Communiqué de presse d’octobre :

« Si vous attendez que le marché de l’habitation canadien se calme après la relance étonnamment vigoureuse de l’été, vous devrez patienter encore un peu. Les tendances que nous observons depuis juillet – ventes et prix records dans un contexte de restriction de l’offre – se sont manifestement poursuivies en octobre. Au fil des derniers mois, alors que des données exceptionnelles étaient enregistrées, les ventes cumulatives ont non seulement rattrapé celles de l’an dernier, ce qui est déjà surprenant, mais à l’heure actuelle, elles sont en voie d’établir un record annuel.
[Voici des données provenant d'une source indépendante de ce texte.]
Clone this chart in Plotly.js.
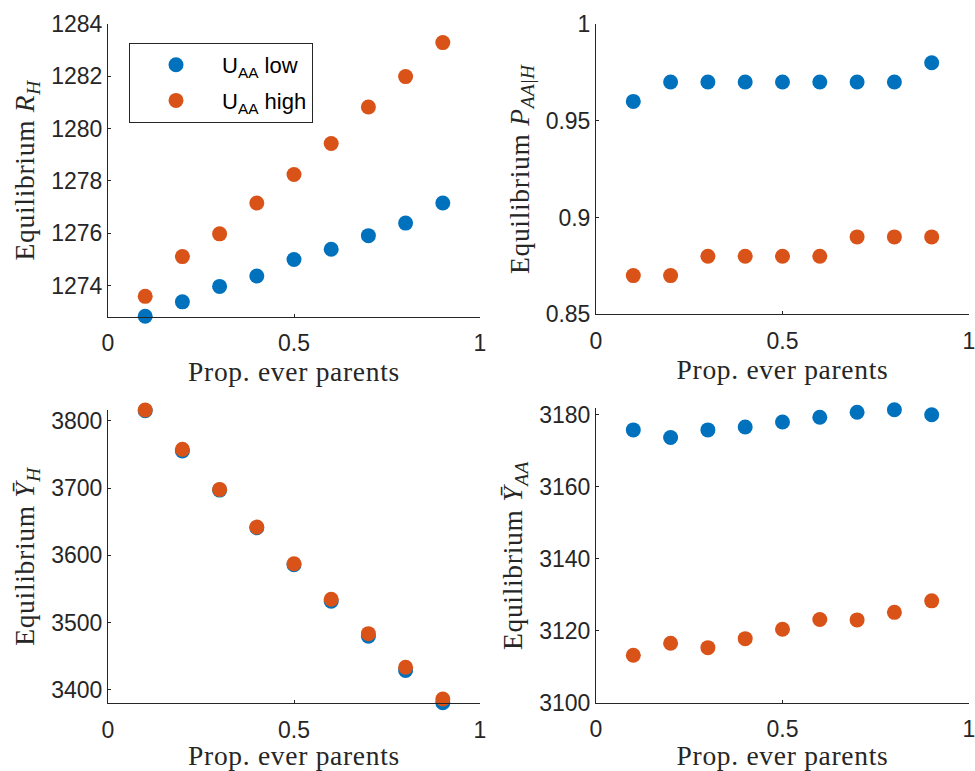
<!DOCTYPE html>
<html>
<head>
<meta charset="utf-8">
<script src="https://cdn.plot.ly/plotly-3.0.1.min.js"></script>
<style>
html,body{margin:0;padding:0;background:#fff;}
#chart{width:975px;height:771px;}
.infolayer g[class*="title"] text{letter-spacing:0.7px;}
</style>
</head>
<body>
<div id="chart"></div>
<script>
// ---- data ----
const propEverParents = [0.1, 0.2, 0.3, 0.4, 0.5, 0.6, 0.7, 0.8, 0.9];
const seriesNames = ['U<sub>AA</sub> low', 'U<sub>AA</sub> high'];

const rH_low  = [1272.83, 1273.38, 1273.97, 1274.37, 1275.00, 1275.39, 1275.91, 1276.39, 1277.16];
const rH_high = [1273.59, 1275.11, 1275.98, 1277.16, 1278.25, 1279.43, 1280.83, 1281.99, 1283.29];

const pAAH_low  = [0.96, 0.97, 0.97, 0.97, 0.97, 0.97, 0.97, 0.97, 0.98];
const pAAH_high = [0.87, 0.87, 0.88, 0.88, 0.88, 0.88, 0.89, 0.89, 0.89];

const yH_low  = [3815.0, 3755.0, 3697.0, 3641.0, 3586.0, 3532.0, 3480.0, 3429.0, 3381.0];
const yH_high = [3815.9, 3757.5, 3698.0, 3642.0, 3587.5, 3534.8, 3483.7, 3433.7, 3386.6];

const yAA_low  = [3175.8, 3173.7, 3175.8, 3176.6, 3178.0, 3179.3, 3180.7, 3181.4, 3180.0];
const yAA_high = [3113.2, 3116.5, 3115.3, 3117.8, 3120.4, 3123.1, 3123.0, 3125.1, 3128.3];

const xTicks = [0, 0.5, 1];
const xTickText = ['0', '0.5', '1'];
const rHTicks = [1274, 1276, 1278, 1280, 1282, 1284];
const pTicks = [0.85, 0.9, 0.95, 1];
const pTickText = ['0.85', '0.9', '0.95', '1'];
const yHTicks = [3400, 3500, 3600, 3700, 3800];
const yAATicks = [3100, 3120, 3140, 3160, 3180];

const xTitle = 'Prop. ever parents';
const NB = '\u00A0\u00A0\u00A0';
const yTitles = [
  NB + 'Equilibrium <i>R</i><sub><i>H</i></sub>',
  NB + 'Equilibrium <i>P</i><sub><i>AA</i>|<i>H</i></sub>',
  'Equilibrium <i>Ȳ</i><sub><i>H</i></sub>',
  'Equilibrium <i>Ȳ</i><sub><i>AA</i></sub>'
];

// ---- styling ----
const colLow = '#0072BD';
const colHigh = '#D95319';
const axCol = '#262626';
const tickFont = {family: 'Liberation Sans, Arial, sans-serif', size: 23, color: axCol};
const titleFont = {family: 'Liberation Serif, Times New Roman, serif', size: 27.5, color: axCol};

function mk(x, y, color, name, grp, xa, ya, showleg) {
  return {
    type: 'scatter', mode: 'markers', x: x, y: y, name: name,
    legendgroup: grp,
    xaxis: xa, yaxis: ya, showlegend: showleg, cliponaxis: false,
    marker: {color: color, size: 15, line: {width: 0}}
  };
}

const data = [
  mk(propEverParents, rH_low, colLow, seriesNames[0], 'low', 'x', 'y', true),
  mk(propEverParents, rH_high, colHigh, seriesNames[1], 'high', 'x', 'y', true),
  mk(propEverParents, pAAH_low, colLow, seriesNames[0], 'low', 'x2', 'y2', false),
  mk(propEverParents, pAAH_high, colHigh, seriesNames[1], 'high', 'x2', 'y2', false),
  mk(propEverParents, yH_low, colLow, seriesNames[0], 'low', 'x3', 'y3', false),
  mk(propEverParents, yH_high, colHigh, seriesNames[1], 'high', 'x3', 'y3', false),
  mk(propEverParents, yAA_low, colLow, seriesNames[0], 'low', 'x4', 'y4', false),
  mk(propEverParents, yAA_high, colHigh, seriesNames[1], 'high', 'x4', 'y4', false)
];

function xa(domain, anchor) {
  return {
    domain: domain, anchor: anchor, range: [0, 1],
    tickvals: xTicks, ticktext: xTickText, tickfont: tickFont,
    showline: true, linecolor: axCol, linewidth: 1,
    ticks: 'inside', ticklen: 3, tickcolor: axCol,
    showgrid: false, zeroline: false, ticklabelstandoff: 6,
    ticklabeloverflow: 'allow',
    title: {text: xTitle, font: titleFont, standoff: 6}
  };
}
function ya(domain, anchor, range, tv, tt, title) {
  const o = {
    domain: domain, anchor: anchor, range: range,
    tickvals: tv, tickfont: tickFont,
    showline: true, linecolor: axCol, linewidth: 1,
    ticks: 'inside', ticklen: 3, tickcolor: axCol,
    showgrid: false, zeroline: false, ticklabeloverflow: 'allow',
    title: {text: title, font: titleFont, standoff: 8}
  };
  if (tt) o.ticktext = tt;
  return o;
}

const xL = [108/975, 480/975], xR = [596/975, 969/975];

const layout = {
  width: 975, height: 771,
  margin: {l: 0, r: 0, t: 0, b: 0},
  paper_bgcolor: '#ffffff', plot_bgcolor: '#ffffff',
  showlegend: true,
  legend: {
    x: 129/975, y: 1 - 43/771, xanchor: 'left', yanchor: 'top',
    bgcolor: '#ffffff', bordercolor: axCol, borderwidth: 1,
    font: {family: 'Liberation Sans, Arial, sans-serif', size: 22, color: '#000000'},
    itemwidth: 82, tracegroupgap: 4
  },
  xaxis:  xa(xL, 'y'),
  yaxis:  ya([(771-316.5)/771, (771-24)/771], 'x', [1272.82, 1284], rHTicks, null, yTitles[0]),
  xaxis2: xa(xR, 'y2'),
  yaxis2: ya([(771-314.3)/771, (771-24)/771], 'x2', [0.85, 1], pTicks, pTickText, yTitles[1]),
  xaxis3: xa(xL, 'y3'),
  yaxis3: ya([(771-702.9)/771, (771-410)/771], 'x3', [3380.8, 3816], yHTicks, null, yTitles[2]),
  xaxis4: xa(xR, 'y4'),
  yaxis4: ya([(771-702.7)/771, (771-408.3)/771], 'x4', [3100, 3181.8], yAATicks, null, yTitles[3])
};

Plotly.newPlot('chart', data, layout, {displayModeBar: false, staticPlot: true});
</script>
</body>
</html>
De nombreuses raisons ont été citées pour expliquer cette vigueur alors que bien des moteurs habituels du marché, notamment la croissance économique, l’immigration, l’emploi et la confiance, sont actuellement au ralenti. Il y a lieu de s’interroger sur le nombre de ménages qui ont choisi de déménager en raison de la COVID-19 et des changements qui en ont découlé. Bon nombre de ces transactions ou cette ébullition du marché n’auraient peut-être pas eu lieu dans un monde sans COVID-19. »

Saskatchewan

Communiqué de presse de novembre :

« Si je devais résumer l’évolution du marché canadien en 2020, je dirais qu’on est passés du marasme à cause de la COVID à une effervescence en dépit de la COVID. On ne le saura qu’au fil d’arrivée, mais 2020 s’annonce comme une année record pour les ventes résidentielles au Canada, malgré une offre historiquement faible. Nous sommes presque en 2021, et même si les conditions au pays n’ont jamais été aussi serrées, les ventes continuent d’atteindre des sommets. Je ne m’attends pas à ce que cette situation, portée par la pandémie, revienne à la normale la veille du Nouvel An, mais au moins la vaccination offre une lueur d’espoir. L’immigration et la croissance démographique repartiront à la hausse, les taux hypothécaires demeureront sans doute très bas et il sera plus important que jamais d’avoir un chez-soi. De plus, les bouleversements quotidiens engendrés par la COVID continueront probablement d’inciter des gens à déménager. Il se pourrait même que nos prévisions de nouveau record de ventes en 2021 s’avèrent trop modestes. »

neighbourhood

Un grand merci à mes collègues Chris Jokel, Doug Blissett, Ryan Biln et Jacob Coopersmith; nous avons uni nos forces cette année pour aider nos membres (d’abord et avant tout) et toutes les personnes qui s’intéressent aux marchés de l’habitation canadiens à voir clair dans la situation. J’aimerais aussi remercier notre ancien patron, Gregory Klump, qui est maintenant retraité, de nous avoir donné la chance de travailler à l’ACI et de nous avoir encouragés à mettre les bouchées doubles.

Quelle année nous avons traversée! Je termine avec une énigme : « Jusqu’où peut-on s’enfoncer dans une forêt? » La réponse est : « jusqu’au milieu », parce qu’après on en ressort. Je vous transmets à tous mes vœux de bonheur les plus sincères pour 2021.

Directeur et économiste principal, Données sur l’habitation et analyse du marché, Shaun Cathcart fournit des renseignements sur le marché de l’habitation aux chambres, associations, membres et intervenants de l’immobilier. Il passe la majeure partie de son temps à analyser les tendances du marché canadien de l’habitation et à écrire sur le sujet. Dans ses temps libres, on peut le voir à bicyclette, au terrain de volleyball ou heureux de passer du temps avec sa famille.